◆ **What this task involves**:
Pictures are not part of the copy. Retype the lines from the first one through the line that contains "const leaderDim2 = [1.53, 1.05]".
● ● ● ● ●
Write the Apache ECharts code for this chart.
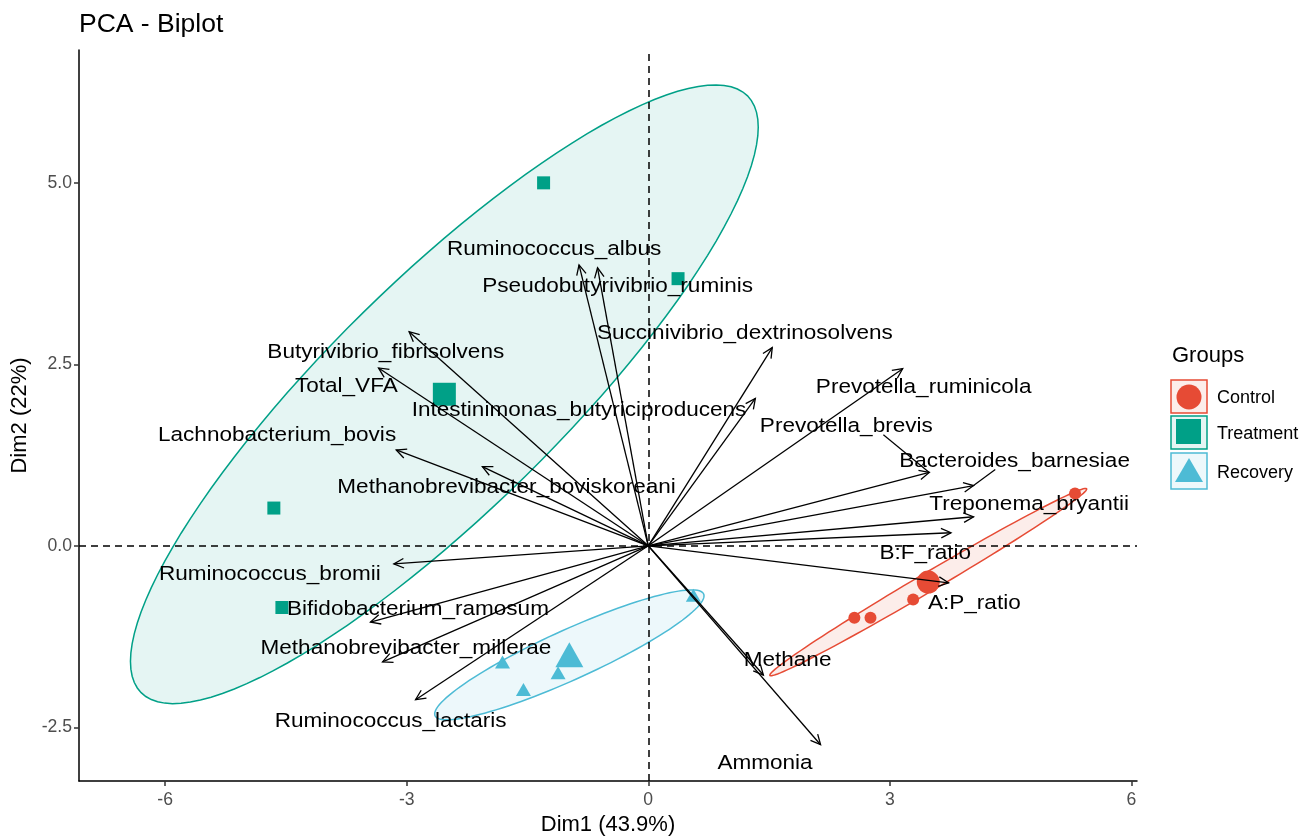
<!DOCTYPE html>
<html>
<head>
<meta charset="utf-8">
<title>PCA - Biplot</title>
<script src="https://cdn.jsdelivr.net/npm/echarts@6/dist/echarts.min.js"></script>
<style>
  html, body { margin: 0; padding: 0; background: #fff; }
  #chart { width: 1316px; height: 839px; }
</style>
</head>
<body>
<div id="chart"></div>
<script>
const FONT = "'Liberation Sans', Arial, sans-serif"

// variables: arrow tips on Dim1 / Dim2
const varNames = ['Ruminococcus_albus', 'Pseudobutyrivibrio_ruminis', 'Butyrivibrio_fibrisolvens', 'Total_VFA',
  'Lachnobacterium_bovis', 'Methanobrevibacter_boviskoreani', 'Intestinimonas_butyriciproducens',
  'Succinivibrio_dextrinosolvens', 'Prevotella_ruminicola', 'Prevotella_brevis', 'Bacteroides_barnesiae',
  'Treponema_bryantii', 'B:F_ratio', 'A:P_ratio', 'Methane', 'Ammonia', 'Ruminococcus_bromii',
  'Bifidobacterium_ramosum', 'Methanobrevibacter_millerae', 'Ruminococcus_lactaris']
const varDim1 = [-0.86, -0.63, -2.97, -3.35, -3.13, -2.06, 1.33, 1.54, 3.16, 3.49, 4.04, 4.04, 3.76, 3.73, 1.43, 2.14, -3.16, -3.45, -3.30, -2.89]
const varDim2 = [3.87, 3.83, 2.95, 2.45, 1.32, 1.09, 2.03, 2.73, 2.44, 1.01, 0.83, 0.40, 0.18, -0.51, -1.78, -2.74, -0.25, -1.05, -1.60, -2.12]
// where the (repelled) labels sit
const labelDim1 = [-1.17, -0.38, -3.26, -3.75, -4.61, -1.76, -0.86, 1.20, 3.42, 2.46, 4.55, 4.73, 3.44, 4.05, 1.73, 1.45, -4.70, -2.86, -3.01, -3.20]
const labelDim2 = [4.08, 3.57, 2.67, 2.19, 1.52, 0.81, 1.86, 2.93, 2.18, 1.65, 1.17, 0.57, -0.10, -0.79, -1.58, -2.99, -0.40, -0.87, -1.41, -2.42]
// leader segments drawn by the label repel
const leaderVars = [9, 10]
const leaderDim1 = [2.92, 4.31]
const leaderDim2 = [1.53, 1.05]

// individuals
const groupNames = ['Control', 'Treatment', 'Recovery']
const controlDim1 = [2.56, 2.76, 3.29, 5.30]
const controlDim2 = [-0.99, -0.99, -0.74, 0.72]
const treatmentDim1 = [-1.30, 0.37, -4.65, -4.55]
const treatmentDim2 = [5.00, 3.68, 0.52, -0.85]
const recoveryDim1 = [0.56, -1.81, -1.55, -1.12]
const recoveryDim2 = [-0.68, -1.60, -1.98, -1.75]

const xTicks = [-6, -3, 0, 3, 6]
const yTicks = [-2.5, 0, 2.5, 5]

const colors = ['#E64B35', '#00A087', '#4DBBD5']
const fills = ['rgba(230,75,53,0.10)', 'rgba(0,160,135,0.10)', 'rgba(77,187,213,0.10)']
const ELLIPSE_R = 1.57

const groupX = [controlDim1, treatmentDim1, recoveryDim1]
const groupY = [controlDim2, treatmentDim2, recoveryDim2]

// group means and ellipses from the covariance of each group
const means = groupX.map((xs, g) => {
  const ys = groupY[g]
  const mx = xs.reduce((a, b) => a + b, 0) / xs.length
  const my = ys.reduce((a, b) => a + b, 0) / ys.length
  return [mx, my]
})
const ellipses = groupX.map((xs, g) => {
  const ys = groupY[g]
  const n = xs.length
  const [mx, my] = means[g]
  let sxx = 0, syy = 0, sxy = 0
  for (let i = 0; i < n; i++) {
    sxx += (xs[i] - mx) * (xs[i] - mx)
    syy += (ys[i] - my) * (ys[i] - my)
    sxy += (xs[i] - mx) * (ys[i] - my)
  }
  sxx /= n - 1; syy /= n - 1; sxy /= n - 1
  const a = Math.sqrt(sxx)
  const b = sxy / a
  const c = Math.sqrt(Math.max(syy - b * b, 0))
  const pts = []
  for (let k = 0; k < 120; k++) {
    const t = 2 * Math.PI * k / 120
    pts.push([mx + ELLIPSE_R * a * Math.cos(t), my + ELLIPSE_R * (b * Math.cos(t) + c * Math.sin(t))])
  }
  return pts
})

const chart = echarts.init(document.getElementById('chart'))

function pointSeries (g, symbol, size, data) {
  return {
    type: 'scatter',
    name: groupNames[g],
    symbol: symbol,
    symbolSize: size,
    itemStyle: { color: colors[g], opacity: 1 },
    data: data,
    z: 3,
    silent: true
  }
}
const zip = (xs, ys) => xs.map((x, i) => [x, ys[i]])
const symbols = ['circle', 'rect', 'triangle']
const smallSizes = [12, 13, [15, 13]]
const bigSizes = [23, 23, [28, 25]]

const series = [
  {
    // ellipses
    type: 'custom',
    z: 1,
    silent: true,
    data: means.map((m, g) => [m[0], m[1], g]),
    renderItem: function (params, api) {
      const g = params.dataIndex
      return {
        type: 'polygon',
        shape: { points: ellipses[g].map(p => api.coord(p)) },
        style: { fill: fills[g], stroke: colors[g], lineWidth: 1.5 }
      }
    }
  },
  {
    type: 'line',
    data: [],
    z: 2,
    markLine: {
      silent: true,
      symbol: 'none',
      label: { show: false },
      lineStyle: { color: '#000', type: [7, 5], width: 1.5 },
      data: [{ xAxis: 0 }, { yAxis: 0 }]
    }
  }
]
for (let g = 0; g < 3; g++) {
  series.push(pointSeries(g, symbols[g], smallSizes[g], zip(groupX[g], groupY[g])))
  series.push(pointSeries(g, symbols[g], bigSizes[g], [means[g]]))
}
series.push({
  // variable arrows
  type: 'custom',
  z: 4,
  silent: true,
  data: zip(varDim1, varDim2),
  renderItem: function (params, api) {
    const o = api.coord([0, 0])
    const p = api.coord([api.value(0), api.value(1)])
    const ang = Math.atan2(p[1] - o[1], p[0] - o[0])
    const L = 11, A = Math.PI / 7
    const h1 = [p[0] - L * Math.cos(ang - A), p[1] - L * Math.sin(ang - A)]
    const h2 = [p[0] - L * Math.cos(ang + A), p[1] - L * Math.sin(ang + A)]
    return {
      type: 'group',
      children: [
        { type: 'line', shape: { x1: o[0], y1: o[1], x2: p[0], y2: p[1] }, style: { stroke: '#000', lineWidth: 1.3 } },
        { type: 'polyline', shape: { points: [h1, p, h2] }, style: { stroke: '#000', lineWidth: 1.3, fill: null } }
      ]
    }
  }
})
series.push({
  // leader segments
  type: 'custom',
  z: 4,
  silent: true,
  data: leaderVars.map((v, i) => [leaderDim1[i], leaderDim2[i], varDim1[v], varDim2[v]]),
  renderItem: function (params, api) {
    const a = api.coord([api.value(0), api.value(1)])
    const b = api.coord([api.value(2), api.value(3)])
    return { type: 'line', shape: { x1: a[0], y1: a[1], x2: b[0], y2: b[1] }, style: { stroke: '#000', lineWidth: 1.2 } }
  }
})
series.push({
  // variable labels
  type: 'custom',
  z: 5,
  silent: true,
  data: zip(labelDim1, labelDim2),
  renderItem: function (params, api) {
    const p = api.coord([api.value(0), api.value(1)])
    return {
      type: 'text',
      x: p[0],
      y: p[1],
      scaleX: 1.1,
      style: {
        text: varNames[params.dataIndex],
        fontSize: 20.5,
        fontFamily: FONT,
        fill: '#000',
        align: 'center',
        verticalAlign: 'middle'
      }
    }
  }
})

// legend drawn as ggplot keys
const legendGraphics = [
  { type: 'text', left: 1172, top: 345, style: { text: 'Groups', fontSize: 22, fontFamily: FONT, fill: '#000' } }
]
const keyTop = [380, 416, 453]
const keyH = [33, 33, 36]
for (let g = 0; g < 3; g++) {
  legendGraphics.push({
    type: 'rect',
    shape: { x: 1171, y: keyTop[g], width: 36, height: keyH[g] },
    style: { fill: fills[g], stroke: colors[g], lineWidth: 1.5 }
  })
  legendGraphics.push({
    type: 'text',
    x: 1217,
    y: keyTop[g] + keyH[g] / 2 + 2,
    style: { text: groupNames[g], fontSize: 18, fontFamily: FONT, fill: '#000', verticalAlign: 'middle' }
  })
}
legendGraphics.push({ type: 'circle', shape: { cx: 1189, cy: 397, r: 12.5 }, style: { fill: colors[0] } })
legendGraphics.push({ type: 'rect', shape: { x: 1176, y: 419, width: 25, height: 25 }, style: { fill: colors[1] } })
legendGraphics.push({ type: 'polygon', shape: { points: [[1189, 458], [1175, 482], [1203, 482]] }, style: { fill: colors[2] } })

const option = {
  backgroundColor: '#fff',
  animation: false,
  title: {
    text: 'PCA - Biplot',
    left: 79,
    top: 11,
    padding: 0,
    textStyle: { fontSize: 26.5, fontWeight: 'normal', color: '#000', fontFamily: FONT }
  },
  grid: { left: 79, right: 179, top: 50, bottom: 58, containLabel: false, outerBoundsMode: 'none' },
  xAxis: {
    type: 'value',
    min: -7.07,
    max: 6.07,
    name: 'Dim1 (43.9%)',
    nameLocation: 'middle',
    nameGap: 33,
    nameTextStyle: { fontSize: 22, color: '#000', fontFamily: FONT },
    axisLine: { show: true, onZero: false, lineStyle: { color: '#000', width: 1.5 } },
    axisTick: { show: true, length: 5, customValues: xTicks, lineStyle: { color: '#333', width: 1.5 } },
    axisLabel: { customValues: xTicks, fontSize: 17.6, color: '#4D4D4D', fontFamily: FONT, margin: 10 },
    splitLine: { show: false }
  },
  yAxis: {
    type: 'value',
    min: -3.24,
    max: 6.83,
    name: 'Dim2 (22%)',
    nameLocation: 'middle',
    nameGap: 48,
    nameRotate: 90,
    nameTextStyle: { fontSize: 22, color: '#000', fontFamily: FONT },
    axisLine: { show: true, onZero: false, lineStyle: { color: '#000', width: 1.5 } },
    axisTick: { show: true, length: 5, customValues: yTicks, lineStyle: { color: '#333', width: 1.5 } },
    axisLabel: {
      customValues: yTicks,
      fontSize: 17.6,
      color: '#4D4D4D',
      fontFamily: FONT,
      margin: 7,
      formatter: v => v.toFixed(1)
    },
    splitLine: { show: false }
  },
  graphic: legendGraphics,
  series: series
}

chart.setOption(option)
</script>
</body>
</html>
● ● ● ● ●
◆ **Answer to this exercise**:
Write the Apache ECharts code for this chart.
<!DOCTYPE html>
<html>
<head>
<meta charset="utf-8">
<title>PCA - Biplot</title>
<script src="https://cdn.jsdelivr.net/npm/echarts@6/dist/echarts.min.js"></script>
<style>
  html, body { margin: 0; padding: 0; background: #fff; }
  #chart { width: 1316px; height: 839px; }
</style>
</head>
<body>
<div id="chart"></div>
<script>
const FONT = "'Liberation Sans', Arial, sans-serif"

// variables: arrow tips on Dim1 / Dim2
const varNames = ['Ruminococcus_albus', 'Pseudobutyrivibrio_ruminis', 'Butyrivibrio_fibrisolvens', 'Total_VFA',
  'Lachnobacterium_bovis', 'Methanobrevibacter_boviskoreani', 'Intestinimonas_butyriciproducens',
  'Succinivibrio_dextrinosolvens', 'Prevotella_ruminicola', 'Prevotella_brevis', 'Bacteroides_barnesiae',
  'Treponema_bryantii', 'B:F_ratio', 'A:P_ratio', 'Methane', 'Ammonia', 'Ruminococcus_bromii',
  'Bifidobacterium_ramosum', 'Methanobrevibacter_millerae', 'Ruminococcus_lactaris']
const varDim1 = [-0.86, -0.63, -2.97, -3.35, -3.13, -2.06, 1.33, 1.54, 3.16, 3.49, 4.04, 4.04, 3.76, 3.73, 1.43, 2.14, -3.16, -3.45, -3.30, -2.89]
const varDim2 = [3.87, 3.83, 2.95, 2.45, 1.32, 1.09, 2.03, 2.73, 2.44, 1.01, 0.83, 0.40, 0.18, -0.51, -1.78, -2.74, -0.25, -1.05, -1.60, -2.12]
// where the (repelled) labels sit
const labelDim1 = [-1.17, -0.38, -3.26, -3.75, -4.61, -1.76, -0.86, 1.20, 3.42, 2.46, 4.55, 4.73, 3.44, 4.05, 1.73, 1.45, -4.70, -2.86, -3.01, -3.20]
const labelDim2 = [4.08, 3.57, 2.67, 2.19, 1.52, 0.81, 1.86, 2.93, 2.18, 1.65, 1.17, 0.57, -0.10, -0.79, -1.58, -2.99, -0.40, -0.87, -1.41, -2.42]
// leader segments drawn by the label repel
const leaderVars = [9, 10]
const leaderDim1 = [2.92, 4.31]
const leaderDim2 = [1.53, 1.05]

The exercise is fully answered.